BIP 151



Summary:

In this email correspondence between Eric Voskuil and Alfie John, they discuss the complexity of building a distributed system that requires authentication without identity and central control. Eric proposes that end-to-end encryption should be used between nodes to solve the problem posed by BIP151 - a MITM attack. However, Eric also acknowledges that widespread application of this model is potentially problematic because designing such a distributed system is more challenging than Bitcoin itself. Trust on first use (TOFU) does not solve this problem either. Alfie suggests that the paper "Decentralized Anonymous Credentials" by Christina Garman, Matthew Green, Ian Miers may be useful in the discussion. However, Eric proposes that decentralized anonymous credentials are not applicable to the authentication problem posed by BIP151. The core problem posed by BIP151 is a MITM attack, and the implied solution (BIP151 + authentication) requires that a peer trusts that another is not an attacker.
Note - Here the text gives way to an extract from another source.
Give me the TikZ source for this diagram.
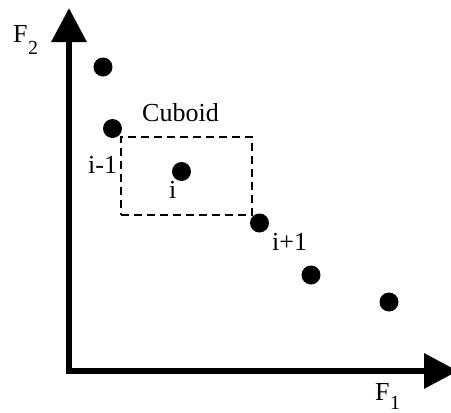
\documentclass[tikz,border=0pt]{standalone}
\usepackage{fontspec}
\setmainfont{Liberation Serif}
\usetikzlibrary{arrows.meta}
\begin{document}
\begin{tikzpicture}[x=1pt,y=-1pt,
  axis/.style={line width=6.5pt, line cap=rect, -{Triangle[length=34pt,width=34pt]}},
  dot/.style={circle, fill=black, inner sep=0pt, minimum size=19pt},
  cuboid/.style={draw, line width=2.4pt, dash pattern=on 8pt off 5pt, inner sep=0pt},
  lbl/.style={inner sep=0pt, anchor=base west, font=\fontsize{26}{30}\selectfont},
  sub/.style={inner sep=0pt, anchor=base west, font=\fontsize{20}{24}\selectfont}]
\useasboundingbox (0,0) rectangle (451,413);
\begin{scope}
\clip (0,0) rectangle (451,413);
\coordinate (O) at (69,371);
\coordinate (ytip) at (69,8);
\coordinate (xtip) at (458,371);
\draw[axis] (O) -- (ytip);
\draw[axis] (O) -- (xtip);
\end{scope}
\node[lbl] (f2) at (13,42) {F};
\node[sub] (f2s) at (f2.base east) {\raisebox{-12pt}{2}};
\node[lbl] (f1) at (375,400) {F};
\node[sub] (f1s) at (f1.base east) {\raisebox{-9pt}{1}};
\node[cuboid, minimum width=131pt, minimum height=78pt] (cub) at (186.5,176) {};
\node[dot] (p1) at (103,67) {};
\node[dot] (p2) at (112.5,128.5) {};
\node[dot] (p3) at (181.5,171.5) {};
\node[dot] (p4) at (259.5,223) {};
\node[dot] (p5) at (311,275) {};
\node[dot] (p6) at (389,302) {};
\node[lbl] (tc) at (142,121) {Cuboid};
\node[lbl] (tim) at (88,173) {i-1};
\node[lbl] (ti) at (169,198) {i};
\node[lbl] (tip) at (272,250) {i+1};
\end{tikzpicture}
\end{document}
Authentication of an anonymous peer cannot achieve this objective because the identity of a peer must be known to the relying peer, either directly or transitively. DAC is applicable in cases where identity is never required, such as first-come-first-served name registration, where proof that a party in question is the original registrant is needed. All participants are presumed to be "good". Eric believes that a distributed anonymous system is fundamentally at odds with isolation of "good" vs. "bad" participants who comply with protocol rules, and any attempt to resolve this conflict will result in the system no longer allowing anonymous participation. He admits that he hasn't found a way out of this realization yet.